Segmentation is a memory management scheme that supports programmer’s view of memory. A logical-address space is a collection of segments. A segment is a logical unit such as: main program, procedure, function, method, object, global variables, stack, and symbol table. Each segment has a name and length. The addresses specify both the segment name and the offset within the segment. An example of the logical address space of a process with segmentation is shown below.

Logical address space with segmentation

For simplicity of implementation, segments are numbered and are referred to by a segment number, rather than by a segment name. Thus a logical address consists of a two tuple:

<segment-number, offset> or <s,d>

The segment table maps the two-dimensional logical addresses to physical addresses. Each entry of a segment table has a base and a segment limit. The segment base contains the starting physical address where the segment resides in memory, whereas the segment limit specifies the length of the segment. There are two more registers, relevant to the concept of segmentation:  Segment-table base register (STBR) points to the segment table’s location in memory.  Segment-table length register (STLR) indicates number of segments used by a program Segment number s is legal if s < STLR, and offset, d, is legal if d < limit. The following diagram shows the hardware support needed for translating a logical address into the physical address when segmentation is used. This hardware is part of the MMU in a CPU.

The long-term scheduler must find and allocate memory for all the segments of a user program. This situation is similar to paging except that the segments are of variable length; pages are all the same size. Thus memory allocation is a dynamic storage allocation problem, usually solved with a best fit or worst fit algorithm.

Protection

A particular advantage of segmentation is the association of protection with segments. Because the segments represent a semantically defined portion of the program, it is likely that ll the entries will be used the same way. Hence, some segments are instructions, whereas other segments are data. In a modern architecture, instructions are non-self- modifying so they can be defined as read only. Or execute only. The memory mapping hardware will check the protection bits associated with each segment-table entry top prevent illegal access to memory, such as attempts to write into a read only segment. By placing an array in its own segment, the memory management hardware will automatically check that array indexes are legal and do not stray outside array boundaries.

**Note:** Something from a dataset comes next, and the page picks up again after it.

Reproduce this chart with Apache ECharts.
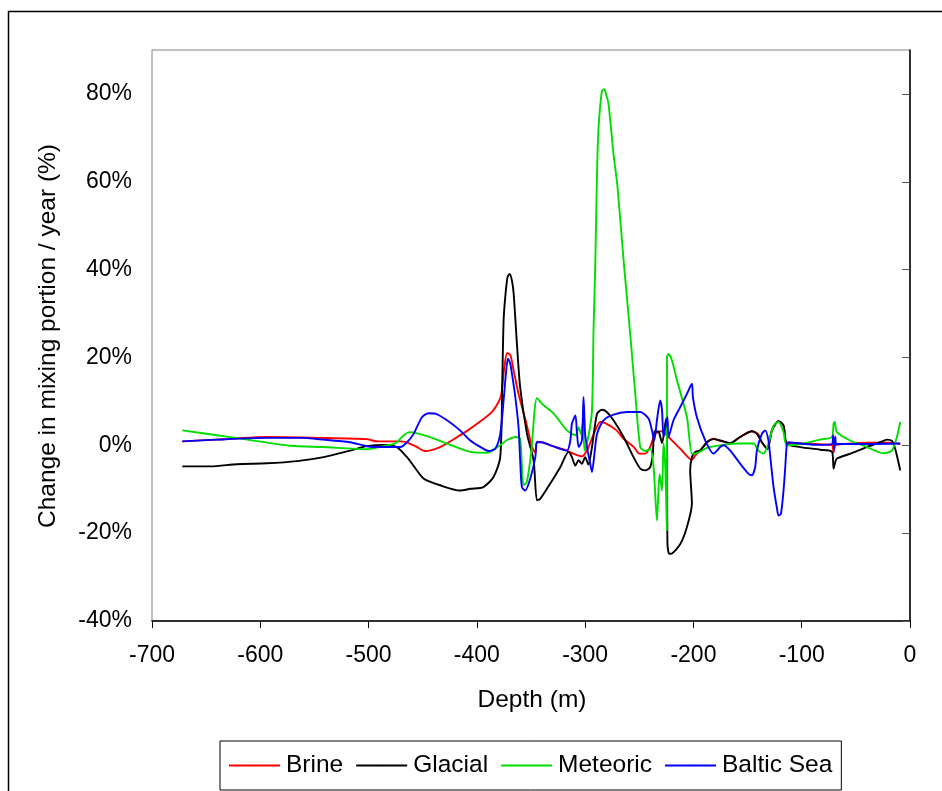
<!DOCTYPE html>
<html>
<head>
<meta charset="utf-8">
<script src="https://cdn.jsdelivr.net/npm/echarts@6/dist/echarts.min.js"></script>
<style>
  html, body { margin: 0; padding: 0; background: #fff; }
  #chart { width: 942px; height: 791px; }
</style>
</head>
<body>
<div id="chart"></div>
<script>
// Change in mixing portion per year (%) against depth (m), one [depth, change] pair per point.
const brine = [
  [-672, 0.9], [-640, 1.3], [-594, 1.9], [-545, 1.7], [-502, 1.4], [-492, 0.9], [-470, 0.9],
  [-466, 0.8], [-456, -0.3], [-448, -1.3], [-434, -0.4], [-420, 1.6], [-406, 3.8], [-386, 7.6],
  [-378, 11.0], [-375, 17.0], [-372, 21.0], [-369, 20.5], [-366, 17.0], [-361.5, 11.7],
  [-355, 5.7], [-349, -0.4], [-346, -1.7], [-344.5, 0.8], [-340, 0.7], [-332, 0], [-317, -1.2],
  [-310, -2.0], [-303, -2.5], [-298, -1.0], [-292, 2.6], [-286, 5.3], [-281, 5.0], [-271, 3.4],
  [-264.5, 1.5], [-255, -0.4], [-250, -1.9], [-244.5, -1.9], [-240, -0.4], [-235.3, 2.6],
  [-230, 3.2], [-227.6, 3.0], [-223, 1.9], [-212, -0.8], [-201.4, -3.3], [-198.3, -2.3],
  [-193.8, -1.2], [-187.5, 0.7], [-181.4, 1.5], [-175, 1.0], [-166, 0.5], [-156.8, 1.9],
  [-146, 3.2], [-140, 2.5], [-136.8, 0.7], [-131.6, -0.8], [-127.5, 3.4], [-121.4, 5.5],
  [-116.8, 4.5], [-113.7, 0.4], [-100, 0.4], [-80, 0.2], [-72, 0], [-70.6, -1.6], [-69, 0],
  [-60, 0.3], [-40, 0.6], [-20, 0.6], [-9, 0.3]
];

const glacial = [
  [-672, -4.8], [-646, -4.8], [-621.5, -4.3], [-594, -4.1], [-566, -3.6], [-541.5, -2.7],
  [-517, -1.2], [-501.5, -0.2], [-486, 0.1], [-474, -0.4], [-464.5, -2.7], [-456, -5.5],
  [-449, -7.6], [-434, -9.1], [-415.5, -10.3], [-406, -9.9], [-394, -9.5], [-384.6, -7.2],
  [-378.4, -2.7], [-376.5, 15], [-375.3, 28.4], [-373.8, 33.7], [-371.7, 38.3], [-369.8, 39.0],
  [-367.6, 37.5], [-366, 34.5], [-363, 23.1], [-360, 13.2], [-353.7, 2.6], [-347.6, -3.4],
  [-344.5, -12.5], [-341.5, -12.2], [-332.2, -8.7], [-323, -5.0], [-315.3, -1.5], [-312.2, -2.7],
  [-309, -4.6], [-306, -3.4], [-303, -4.2], [-300, -2.7], [-297, -4.4], [-293.7, -0.4],
  [-289, 7.2], [-284.5, 8.1], [-280, 7.6], [-273.8, 5.7], [-264.5, 1.9], [-255.3, -2.7],
  [-249.1, -5.3], [-244.5, -5.7], [-240, -5.0], [-237.5, -2.0], [-236, 3.2], [-232, 3.0],
  [-229, 0.5], [-226, 5.0], [-224.5, 6.4], [-224, -22.4], [-222.5, -24.7], [-221, -24.7],
  [-212, -22.4], [-206, -18.6], [-201.4, -13.3], [-203, -5.7], [-201.4, -2.7], [-198.3, -1.5],
  [-193.8, -1.2], [-187.5, 0.7], [-181.4, 1.4], [-175.3, 1.1], [-166, 0.5], [-156.8, 1.9],
  [-146, 3.2], [-141.4, 2.6], [-136.8, 0.7], [-131.6, -0.8], [-127.5, 3.4], [-121.4, 5.5],
  [-116.8, 4.5], [-113.7, 0.4], [-101.5, -0.4], [-83, -1.0], [-72, -1.5], [-70.6, -5.3],
  [-69, -3.8], [-67.5, -3.0], [-55, -1.9], [-40, -0.4], [-27.5, 0.7], [-21.3, 1.3],
  [-16.7, 1.0], [-13.7, -0.8], [-9, -5.7]
];

const meteoric = [
  [-672, 3.4], [-640, 2.3], [-612, 1.3], [-572, -0.1], [-542, -0.4], [-501.5, -0.9],
  [-486, -0.2], [-475, 0.5], [-468, 2.2], [-462, 3.0], [-455, 2.7], [-440, 1.6], [-427.6, 0.4],
  [-406, -1.5], [-391, -1.7], [-381, -0.4], [-372, 1.2], [-364, 1.9], [-360, 1.5], [-357, -9.0],
  [-354, -8.5], [-350, -2.0], [-344.5, 10.8], [-340, 9.5], [-329, 7.2], [-316.8, 3.4],
  [-309, 2.3], [-306, 4.1], [-304, 2.5], [-302, 5.3], [-300.5, -1.2], [-297, 2.0],
  [-293.7, 7.9], [-292.2, 26.9], [-290.7, 40.5], [-289, 62.5], [-287.6, 72.4], [-284.5, 80.7],
  [-282.4, 81.1], [-280.8, 80.0], [-278.4, 77.7], [-273.8, 66.3], [-270.1, 58.8],
  [-264.5, 42.1], [-258.4, 25.4], [-253.7, 11.7], [-249.1, -0.4], [-244.5, -1.3], [-240, -0.8],
  [-236.8, -5.0], [-233.7, -17.1], [-231.3, -6.5], [-229, -10.3], [-227.6, 0.4], [-226, -5.0],
  [-224.5, -19.4], [-224.4, 20.1], [-223, 20.8], [-219.8, 19.3], [-215.2, 14.8], [-206, 6.4],
  [-201.4, -1.9], [-198.3, -1.9], [-187.5, -0.6], [-172, 0.1], [-157, 0.4], [-144.5, 0.4],
  [-140, -1.2], [-135.3, -1.9], [-130.7, 0.4], [-126, 4.5], [-121.4, 5.3], [-116.8, 3.0],
  [-113.7, 0], [-98.3, 0.4], [-83, 1.3], [-72, 1.9], [-70.6, 4.9], [-69.5, 5.3], [-67.5, 3.0],
  [-55.2, 1.1], [-39.8, -0.4], [-24.5, -1.8], [-16.7, -1.2], [-12.1, 1.9], [-9, 5.3]
];

const balticSea = [
  [-672, 0.9], [-640, 1.3], [-594, 1.7], [-563, 1.7], [-541.5, 1.3], [-517, 0.7],
  [-501.5, -0.2], [-486, -0.4], [-470.7, -0.4], [-464.5, 0.7], [-458.4, 2.6], [-450.7, 6.4],
  [-444.6, 7.3], [-438.4, 7.2], [-427.6, 5.7], [-415.5, 3.4], [-406, 1.1], [-396.6, -0.4],
  [-389, -1.3], [-383, -0.8], [-378.4, 2.6], [-375.3, 10.2], [-372.9, 17.0], [-371.3, 19.7],
  [-369.2, 18.6], [-367.6, 16.3], [-364.5, 11.0], [-361.5, 4.1], [-360, -3.4], [-358.4, -9.5],
  [-355.3, -10.3], [-350.7, -7.6], [-346, -2.7], [-344.5, 0.7], [-340, 0.7], [-332, 0],
  [-316.8, -1.2], [-313.7, 1.1], [-312.2, 4.9], [-309, 6.8], [-307.6, 3.0], [-306, -0.4],
  [-303, 1.1], [-301.5, 11.0], [-300, 2.5], [-298.3, -0.4], [-295.3, -4.2], [-293.7, -6.1],
  [-291, -1.0], [-289, 2.6], [-283, 5.7], [-273.8, 7.0], [-261.4, 7.6], [-249.1, 7.6],
  [-241.5, 6.1], [-238.3, 3.4], [-236.2, 1.1], [-233.7, 5.7], [-230.7, 10.2], [-229, 8.0],
  [-227.6, 1.9], [-224, 6.4], [-223, 1.9], [-218.4, 5.7], [-212.2, 8.7], [-206, 11.7],
  [-201.4, 14.0], [-200.5, 11.0], [-196.8, 6.4], [-189.1, 1.1], [-181.4, -1.9], [-175.3, -0.4],
  [-172.2, 0], [-166, -1.2], [-156.8, -4.2], [-149.1, -6.5], [-146, -6.8], [-143, -5.0],
  [-141.4, -1.2], [-136.8, 2.6], [-133.7, 3.4], [-130.7, 1.1], [-129, -2.7], [-126, -9.5],
  [-123, -14.1], [-121.4, -16.0], [-119.2, -15.6], [-116.8, -10.3], [-115.2, -5.0],
  [-113.7, 0.4], [-112.2, 0.7], [-101.6, 0.4], [-83, 0.1], [-72, 0.3], [-71, 2.3], [-70, -1.0],
  [-69, 2.0], [-68, 0.3], [-40, 0.3], [-9, 0.4]
];

const seriesNames = ['Brine', 'Glacial', 'Meteoric', 'Baltic Sea'];
const seriesColors = ['#ff0000', '#000000', '#00dd00', '#0000ff'];
const yTicks = [-40, -20, 0, 20, 40, 60, 80];

const font = '"Liberation Sans", Arial, sans-serif';
const chart = echarts.init(document.getElementById('chart'), null, { renderer: 'canvas' });

const makeLine = (name, data, color) => ({
  name,
  type: 'line',
  data,
  symbol: 'none',
  smooth: 0.25,
  lineStyle: { color, width: 1.9 },
  itemStyle: { color },
  emphasis: { disabled: true },
  animation: false
});

chart.setOption({
  animation: false,
  backgroundColor: '#fff',
  textStyle: { fontFamily: font, color: '#000' },
  grid: {
    left: 152, top: 50, right: 32, bottom: 170,
    show: true, borderColor: '#808080', borderWidth: 1, backgroundColor: '#fff'
  },
  xAxis: {
    type: 'value',
    min: -700, max: 0, interval: 100,
    axisLine: { onZero: false, lineStyle: { color: '#000', width: 1.5 } },
    axisTick: { length: 7, lineStyle: { color: '#000', width: 1 } },
    axisLabel: { fontSize: 23, color: '#000', fontFamily: font, margin: 23 },
    splitLine: { show: false }
  },
  yAxis: {
    type: 'value',
    min: -40, max: 90, interval: 20,
    axisLine: { show: true, lineStyle: { color: '#000', width: 1.5 } },
    axisTick: { show: true, length: 8, customValues: yTicks, lineStyle: { color: '#555', width: 1 } },
    axisLabel: {
      fontSize: 23, color: '#000', fontFamily: font, margin: 20,
      customValues: yTicks,
      formatter: v => v + '%'
    },
    splitLine: { show: false }
  },
  legend: {
    data: seriesNames,
    left: 220, top: 741,
    orient: 'horizontal',
    itemWidth: 51, itemHeight: 2, itemGap: 12,
    padding: [12, 9, 12, 8],
    borderColor: '#000', borderWidth: 1,
    textStyle: { fontSize: 24.5, color: '#000', fontFamily: font, padding: [0, 0, 0, 1] },
    selectedMode: false
  },
  graphic: [
    {
      type: 'rect', silent: true, z: -1,
      shape: { x: 8.5, y: 11.5, width: 1000, height: 1000 },
      style: { fill: null, stroke: '#000', lineWidth: 1.5 }
    },
    {
      type: 'text', silent: true,
      x: 48, y: 336, rotation: Math.PI / 2,
      style: {
        text: 'Change in mixing portion / year (%)',
        font: '24.5px ' + font, fill: '#000',
        align: 'center', verticalAlign: 'middle'
      }
    },
    {
      type: 'text', silent: true,
      x: 532, y: 700,
      style: {
        text: 'Depth (m)',
        font: '24.5px ' + font, fill: '#000',
        align: 'center', verticalAlign: 'middle'
      }
    }
  ],
  series: [
    makeLine(seriesNames[0], brine, seriesColors[0]),
    makeLine(seriesNames[1], glacial, seriesColors[1]),
    makeLine(seriesNames[2], meteoric, seriesColors[2]),
    makeLine(seriesNames[3], balticSea, seriesColors[3])
  ]
});
</script>
</body>
</html>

The bits associated with each entry in the segment table, for the purpose of protection are:  Validation bit : if the validation bit is 0, it indicates an illegal segment  Read, write, execute bits

Issues with Segmentation

Segmentation may then cause external fragmentation (i.e. total memory space exists to satisfy a space allocation request for a segment, but memory space is not contiguous), when all blocks of memory are too small to accommodate a segment. In this case, the process may simply have to wait until more memory (or at least a larger hole) becomes

available or until compaction creates a larger hole. Since segmentation is by nature a dynamic relocation algorithm, we can compact memory whenever we want. If we define each process to be one segment, this approach reduces to the variable sized partition scheme. T the other extreme, every byte could be put in its own segment and relocated separately. This eliminates external fragmentation altogether, however every byte would need a base register for its relocation, doubling memory use. The next logical step- fixed sized, small segments, is paging i.e. paged segmentation. Also it might latch a job in memory while it is involved in I/O. To prevent this I/O should be done only into OS buffers.